Sekarang kita tahu bahwa Kasih Kristus tidak terbatas dengan apapun. Tinggi, dalam, panjang, dan tingginya melampaui segala akal. Dia telah menjadi pengantara kita dengan Allah Bapa, Dia membela kita, menghibur, menguatkan, mencukupi kebutuhan kita, menyembuhkan, memperhatikan, dsb.

TAAT TANPA SYARAT

Taat adalah kata yang mudah dimengerti namun sulit untuk dilakukan. Taat adalah satu kata yang harus kita mengerti dan harus kita lakukan. Karena taat adalah bagian penting dari setiap orang percaya. Teladan ketaatan itu sendiri adalah Tuhan Yesus. Dalam kisah air menjadi anggur ada peristiwa yang menarik untuk kita pelajari. Di ruang terpisah dalam pesta itu terjadi kepanikan karena anggur sebagai minuman utama ternyata habis. Mungkin memang persediaannya tak cukup, atau tamu yang hadir melebihi prediksi tuan rumah.


Melihat bahwa anggur sebagai minuman utama habis, maka Maria berkata kepada Yesus,”Mereka kehabisan anggur” Dalam Bahasa sederhana Yesus menjawabnya, Apa hubungannya dengan Aku ? Saat-Ku belum tiba” Kata-kata Yesus ini mengarah pada penyaliban. Memang saat-Nya belum tiba. Ketika Yesus bicara tentang anggur maka, Dia sedang membicarakan tentang pencurahan darah-Nya di atas kayu salib. “Saat-Ku belum tiba –anggur itu– darah-Ku belum dicurahkan, mau apakah engkau dari pada-Ku, ibu? Saat-Ku belum tiba.” Dalam hidup ini kita tidak boleh mendahului Tuhan.Di sini Yesus menegur, “Saat-Ku belum tiba”, ada saat-Nya sendiri, yang bukan diatur oleh Maria tapi oleh Bapa, oleh Tuhan sendiri. Ketika mendengar yang disampaikan oleh Yesus, maka Maria memerintahkan para pelayan supaya menuruti apapun yang dikatakan oleh Yesus kepada mereka. Ada yang menarik yang bisa kita pelajari peristiwa perkawinan di Kana. Apa yang dilakukan oleh para pelayan pada waktu itu? Sehingga tidak terlihat kepanikan karena kehabisan air anggur.

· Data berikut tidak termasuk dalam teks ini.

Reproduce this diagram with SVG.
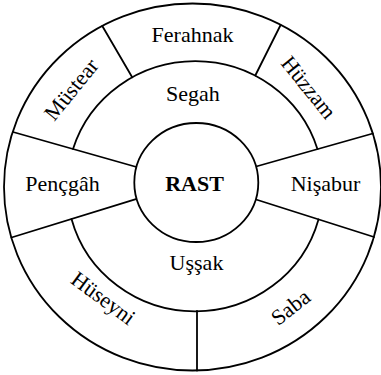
<svg xmlns="http://www.w3.org/2000/svg" width="381" height="375" viewBox="0 0 381 375">
  <style>
    .ln { fill: none; stroke: #000; stroke-width: 1.8; stroke-linecap: round; }
    .bg { fill: #fff; stroke: #000; stroke-width: 1.8; }
    text { font-family: "Liberation Serif", "Times New Roman", serif; font-size: 22px; fill: #000; text-anchor: middle; }
    .bold { font-weight: bold; }
  </style>
  <rect width="381" height="375" fill="#fff"/>
  <g id="outer-ring">
    <ellipse class="bg" cx="192.5" cy="187" rx="188.5" ry="183.5"/>
  </g>
  <g id="connectors">
    <line class="ln" x1="102.3" y1="26" x2="132.2" y2="77.3"/>
    <line class="ln" x1="280.6" y1="25" x2="255.3" y2="75.5"/>
    <line class="ln" x1="197" y1="311" x2="197" y2="370.5"/>
    <line class="ln" x1="13" y1="132" x2="136.5" y2="167"/>
    <line class="ln" x1="11.5" y1="237.5" x2="136.7" y2="198.9"/>
    <line class="ln" x1="372.8" y1="133.5" x2="256.1" y2="166.5"/>
    <line class="ln" x1="374" y1="237" x2="256" y2="199.5"/>
    <path class="ln" d="M 73 149 A 128 125 0 0 1 317.5 149.2"/>
    <path class="ln" d="M 71.5 219 A 128 125 0 0 0 318.5 219.4"/>
  </g>
  <g id="rast">
    <ellipse class="bg" cx="196.3" cy="182.5" rx="62" ry="59.5"/>
    <text class="bold" x="194.5" y="191">RAST</text>
  </g>
  <g id="ferahnak"><text x="192.5" y="42">Ferahnak</text></g>
  <g id="segah"><text x="193" y="101">Segah</text></g>
  <g id="pencgah"><text x="62.5" y="191">Pençgâh</text></g>
  <g id="nisabur"><text x="325.5" y="191">Nişabur</text></g>
  <g id="ussak"><text x="196.5" y="270">Uşşak</text></g>
  <g id="mustear"><text transform="translate(77 94) rotate(-51)">Müstear</text></g>
  <g id="huzzam"><text transform="translate(303 92) rotate(51)">Hüzzam</text></g>
  <g id="huseyni"><text transform="translate(99 304) rotate(36.5)">Hüseyni</text></g>
  <g id="saba"><text transform="translate(295 313) rotate(-38)">Saba</text></g>
</svg>
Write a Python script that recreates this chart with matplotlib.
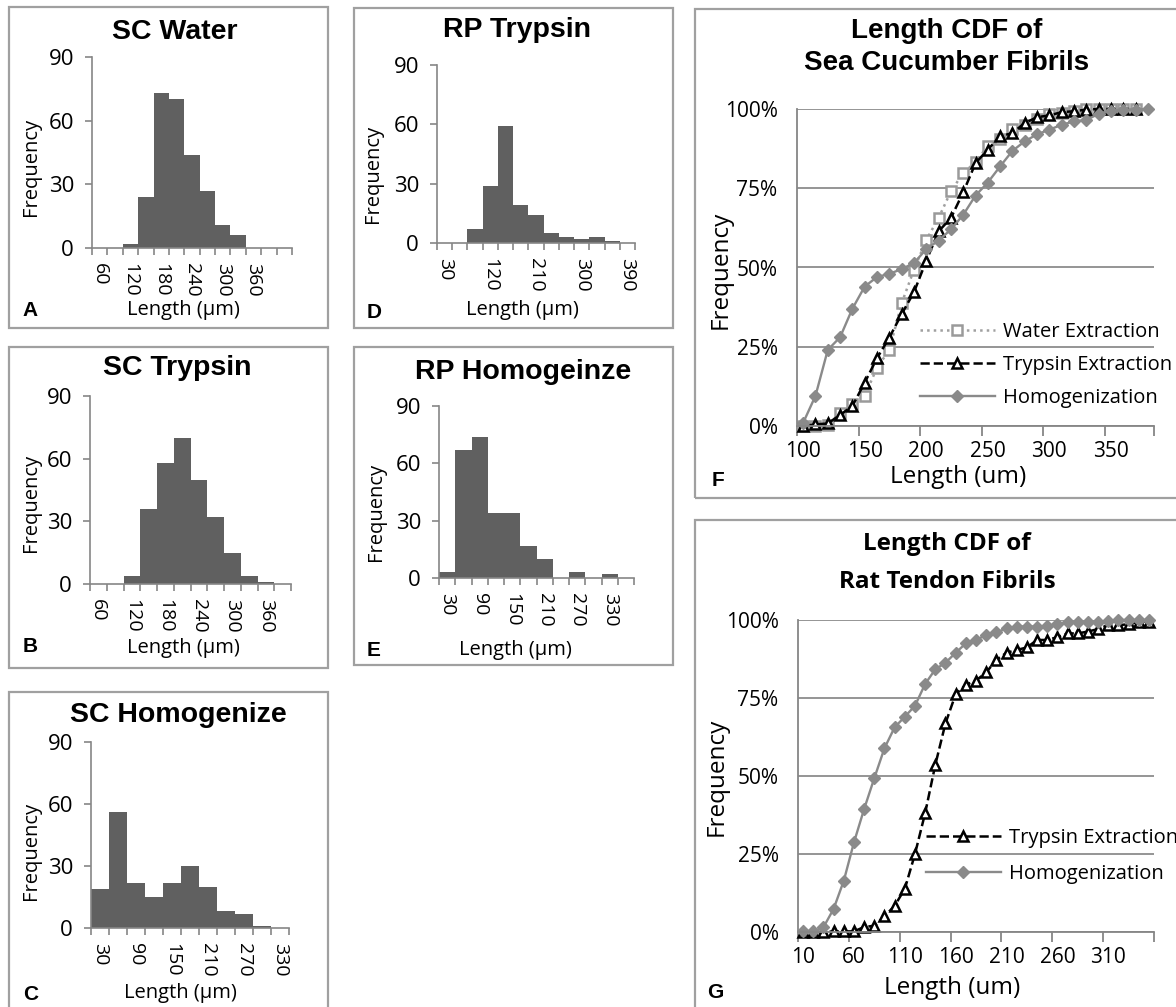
import numpy as np
import matplotlib
matplotlib.use("Agg")
import matplotlib.pyplot as plt
from matplotlib.patches import Rectangle

# -- histogram data (counts per length bin)
a_counts = [0, 0, 2, 24, 73, 70, 44, 27, 11, 6, 0, 0, 0]
a_labels = ['60', '', '120', '', '180', '', '240', '', '300', '', '360', '', '']
b_counts = [0, 0, 4, 36, 58, 70, 50, 32, 15, 4, 1, 0]
b_labels = ['60', '', '120', '', '180', '', '240', '', '300', '', '360', '']
c_counts = [19, 56, 22, 15, 22, 30, 20, 8, 7, 1, 0]
c_labels = ['30', '', '90', '', '150', '', '210', '', '270', '', '330']
d_counts = [0, 0, 7, 29, 59, 19, 14, 5, 3, 2, 3, 1, 0]
d_labels = ['30', '', '', '120', '', '', '210', '', '', '300', '', '', '390']
e_counts = [3, 67, 74, 34, 34, 17, 10, 0, 3, 0, 2, 0]
e_labels = ['30', '', '90', '', '150', '', '210', '', '270', '', '330', '']

# -- CDF data, sea cucumber (length categories 100..380 um)
f_len = list(range(100, 390, 10))
f_water = [0, 0, 0.3, 4, 7, 9.5, 18.4, 24, 38.7, 49.3, 58.7, 65.6, 74, 79.8, 83.2,
           88.4, 90.5, 93.7, 95, 97, 98.4, 98.7, 99.3, 100, 100, 100, 100, 100]
f_trypsin = [0, 0.5, 0.8, 3.5, 6.3, 13.7, 21.4, 27.9, 35.3, 42.2, 52.1, 61.4, 65.6,
             73.7, 82.9, 87.2, 91.4, 92.4, 95.6, 97.4, 98, 99, 99.3, 99.8, 100, 100,
             100, 100]
f_homog = [1, 9.5, 24, 28, 37, 44, 47, 48, 49.5, 51.4, 55.8, 58.5, 62, 66.6, 72.7,
           76.8, 81.9, 86.8, 89.8, 92, 93.5, 95, 96.1, 96.5, 98.5, 99.5, 99.8, 99.8,
           100]

# -- CDF data, rat tendon (length categories 10..350 um)
g_len = list(range(10, 360, 10))
g_trypsin = [0, 0, 0, 0.2, 0.2, 0.2, 1.6, 2, 5, 8.4, 13.8, 25, 38.1, 53.6, 66.9,
             76.2, 79.2, 80.6, 83.2, 87.2, 89.5, 90.4, 91.2, 93.6, 93.6, 94.5, 95.7,
             95.7, 96.3, 97.1, 98.4, 98.4, 98.6, 99.5, 99.5]
g_homog = [0.2, 0.2, 1.5, 7.4, 16.4, 28.7, 39.4, 49.3, 58.9, 65.6, 69, 72.5, 79.5,
           84.2, 86.3, 89.5, 92.5, 93.6, 95.2, 96, 97.3, 97.9, 97.9, 97.9, 98, 98.7,
           99.3, 99.3, 99.3, 99.5, 99.7, 100, 100, 100, 100]

W, H = 1176, 1007
fig = plt.figure(figsize=(W / 100, H / 100), dpi=100)

tickfont = 'Open Sans'
axgray = '#868686'
boxgray = '#a0a0a0'
barcol = '#606060'


def fx(x):
    return x / W


def fy(y):
    return 1 - y / H


def px_rect(l, t, r, b):
    return [l / W, 1 - b / H, (r - l) / W, (b - t) / H]


def box(l, t, r, b):
    fig.patches.append(Rectangle((fx(l), fy(b)), (r - l) / W, (b - t) / H, fill=False,
                                 edgecolor=boxgray, lw=1.6, transform=fig.transFigure))


def letter(x, y, s):
    fig.text(fx(x), fy(y), s, family='Liberation Sans', weight='bold', fontsize=15,
             ha='left', va='center')


def hist_panel(plot, counts, labels, title, title_xy, ylab_xy, xlab_xy):
    ax = fig.add_axes(px_rect(*plot))
    n = len(counts)
    ax.bar(np.arange(n), counts, width=1.0, color=barcol, linewidth=0)
    ax.set_xlim(-0.5, n - 0.5)
    ax.set_ylim(0, 90)
    ax.set_yticks([0, 30, 60, 90])
    ax.set_xticks(np.arange(n))
    ax.set_xticklabels(labels, rotation=270, family=tickfont, fontsize=14)
    ax.set_xticks(np.arange(n + 1) - 0.5, minor=True)
    ax.tick_params(axis='x', which='major', length=0, pad=11)
    ax.tick_params(axis='x', which='minor', length=5, color=axgray, width=1.2)
    ax.tick_params(axis='y', length=5, color=axgray, width=1.2, pad=8)
    for lab in ax.get_yticklabels():
        lab.set_family(tickfont)
        lab.set_fontsize(16)
    for s in ['top', 'right']:
        ax.spines[s].set_visible(False)
    for s in ['left', 'bottom']:
        ax.spines[s].set_color(axgray)
        ax.spines[s].set_linewidth(1.2)
    fig.text(fx(title_xy[0]), fy(title_xy[1]), title, family='Liberation Sans',
             weight='bold', fontsize=20.5, ha='center', va='center')
    fig.text(fx(ylab_xy[0]), fy(ylab_xy[1]), 'Frequency', family=tickfont, fontsize=14.5,
             rotation=90, ha='center', va='center')
    fig.text(fx(xlab_xy[0]), fy(xlab_xy[1]), 'Length (\u00b5m)', family=tickfont,
             fontsize=14.5, ha='center', va='center')
    return ax


# -- panel boxes
box(9, 7, 328, 328)
box(9, 347, 328, 668)
box(9, 692, 328, 1012)
box(354, 8, 673, 328)
box(354, 347, 673, 665)
box(695, 9, 1182, 498)
box(695, 520, 1182, 1012)

# -- histograms
hist_panel((92, 57, 292, 248), a_counts, a_labels, 'SC Water', (175, 32), (31, 167), (183, 310))
hist_panel((90, 396, 291, 584), b_counts, b_labels, 'SC Trypsin', (177, 368), (31, 503), (183, 648))
hist_panel((91, 742, 289, 928), c_counts, c_labels, 'SC Homogenize', (178, 715), (31, 851), (180, 993))
hist_panel((437, 65, 635, 243), d_counts, d_labels, 'RP Trypsin', (517, 30), (373, 174), (522, 310))
hist_panel((439, 406, 634, 578), e_counts, e_labels, 'RP Homogeinze', (523, 372), (376, 512), (515, 650))

letter(22, 310, 'A')
letter(23, 646, 'B')
letter(23, 995, 'C')
letter(367, 312, 'D')
letter(367, 650, 'E')
letter(712, 480, 'F')
letter(707, 993, 'G')


def cdf_axes(plot, cats):
    ax = fig.add_axes(px_rect(*plot))
    n = len(cats)
    ax.set_xlim(-0.5, n - 0.5)
    ax.set_ylim(0, 1)
    ax.set_yticks([0, 0.25, 0.5, 0.75, 1.0])
    ax.set_yticklabels(['0%', '25%', '50%', '75%', '100%'], family=tickfont, fontsize=15)
    ax.yaxis.grid(True, color='#8c8c8c', lw=1.3)
    ax.set_axisbelow(True)
    major = np.arange(0, n, 5)
    ax.set_xticks(major)
    ax.set_xticklabels([str(cats[i]) for i in major], family=tickfont, fontsize=15)
    minor = list(np.arange(0, n, 5) - 0.5) + [n - 0.5]
    ax.set_xticks(minor, minor=True)
    ax.tick_params(axis='x', which='major', length=0, pad=11)
    ax.tick_params(axis='x', which='minor', length=7, color=axgray, width=1.3)
    ax.tick_params(axis='y', length=0, pad=14)
    for s in ['top', 'right']:
        ax.spines[s].set_visible(False)
    for s in ['left', 'bottom']:
        ax.spines[s].set_color(axgray)
        ax.spines[s].set_linewidth(1.3)
    return ax


def two_line_title(x, y1, y2, l1, l2, family, size):
    fig.text(fx(x), fy(y1), l1, family=family, weight='bold', fontsize=size, ha='center', va='center')
    fig.text(fx(x), fy(y2), l2, family=family, weight='bold', fontsize=size, ha='center', va='center')


# -- panel F
ax = cdf_axes((797, 109, 1154, 426), f_len)
xf = np.arange(len(f_len))
ax.plot(xf[:len(f_water)], np.array(f_water) / 100, ls=':', color='#a0a0a0', lw=1.8,
        marker='s', ms=6.5, mfc='white', mec='#9a9a9a', mew=1.8, label='Water Extraction')
ax.plot(xf[:len(f_trypsin)], np.array(f_trypsin) / 100, ls='--', color='black', lw=1.8,
        marker='^', ms=7.5, mfc='white', mec='black', mew=1.8, label='Trypsin Extraction')
ax.plot(xf, np.array(f_homog) / 100, ls='-', color='#8a8a8a', lw=1.7,
        marker='D', ms=6.5, mfc='#8a8a8a', mec='#8a8a8a', label='Homogenization')
for ln in ax.lines:
    ln.set_clip_on(False)
ax.legend(loc='upper left', bbox_to_anchor=(fx(920), fy(322)), bbox_transform=fig.transFigure,
          frameon=False, prop={'family': tickfont, 'size': 14.5}, handlelength=3.7,
          handletextpad=0.4, labelspacing=0.65, borderpad=0, borderaxespad=0)
two_line_title(947, 31, 63, 'Length CDF of', 'Sea Cucumber Fibrils', 'Liberation Sans', 20)
fig.text(fx(721), fy(270), 'Frequency', family=tickfont, fontsize=17.5, rotation=90, ha='center', va='center')
fig.text(fx(958), fy(477), 'Length (um)', family=tickfont, fontsize=17.5, ha='center', va='center')

# -- panel G
ax = cdf_axes((798, 620, 1154, 932), g_len)
xg = np.arange(len(g_len))
ax.plot(xg, np.array(g_trypsin) / 100, ls='--', color='black', lw=1.8,
        marker='^', ms=7.5, mfc='white', mec='black', mew=1.8, label='Trypsin Extraction')
ax.plot(xg, np.array(g_homog) / 100, ls='-', color='#8a8a8a', lw=1.7,
        marker='D', ms=6.5, mfc='#8a8a8a', mec='#8a8a8a', label='Homogenization')
for ln in ax.lines:
    ln.set_clip_on(False)
ax.legend(loc='upper left', bbox_to_anchor=(fx(926), fy(828)), bbox_transform=fig.transFigure,
          frameon=False, prop={'family': tickfont, 'size': 14.5}, handlelength=3.7,
          handletextpad=0.4, labelspacing=0.8, borderpad=0, borderaxespad=0)
two_line_title(947, 544, 582, 'Length CDF of', 'Rat Tendon Fibrils', 'Open Sans', 17.5)
fig.text(fx(717), fy(777), 'Frequency', family=tickfont, fontsize=17.5, rotation=90, ha='center', va='center')
fig.text(fx(952), fy(988), 'Length (um)', family=tickfont, fontsize=17.5, ha='center', va='center')

fig.savefig('out.png', dpi=100)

MELAKUKAN PERINTAH DENGAN TULUS SUKACITA. Para pelayan rupanya melakukan perintah Tuhan Yesus dengan tulus dan sukacita tanpa disertai dengan protes. Itu dilakukan tanpa diketahui oleh orang-orang yang sedang pesta. Ketika kehabisan anggur para pelayan diperintahkan oleh Tuhan Yesus untuk mencedok air dan dimasukkan ke dalam tempayan yang tersedia sebanyak 6 tempayan. Tempayan ini disediakan untuk pembasuhan. Diperkirakan 6 tempayan itu untuk 720 liter. Untuk mengatasi keadaan darurat tersebut, Tuhan Yesus mempergunakan 6 tempayan itu sebagai wadah anggur yang diciptakan. Sesuai dengan permintaan Maria, ibu Yesus, pelayan-pelayan itu melakukan apa yang Dia katakan. Tempayan itu diisi penuh, sehingga tidak ada ruangan untuk menambah anggur atau sesuatu pun. Setelah semua tempayan itu terisi penuh air, Tuhan Yesus menyuruh para pelayan mencedok isinya. Yang dimaksudkan rupanya memindahkan isi tempayan-tempayan itu ke tempat yang lebih kecil dan membawanya kepada pemimpin pesta. Tapi ketaatan para pelayan yang luar biasa.

Air biasa diubah menjadi air anggur, bahkan anggur terbaik. Dan sang mempelai menuai pujian dari pemimpin pesta sebagai yang “…menyimpan anggur yang baik sampai sekarang”, yaitu sampai akhir pesta. Bagian menariknya adalah mempelai tersebut tak pernah menyadari masalah besar yang mengancamnya, tahu-tahu sudah beres dengan luar biasa. Tanpa bermaksud membedakan kedudukan: mereka adalah para pelayan, bukan pejabat, bukan konglomerat. Mereka bukan orang yang punya posisi dan kemampuan untuk melakukan hal luar biasa. Tetapi karena ketaatan mereka, mujizat terjadi.

PENERAPAN
Belajar melakukan segala sesuatu dengan hati yang tulus, maka akan mendatangkan kebaikan bagi banyak orang. Belajar melakukan segala sesuatu dengan melihat kepentingan banyak orang bukan untuk kepentingan diri sendiri.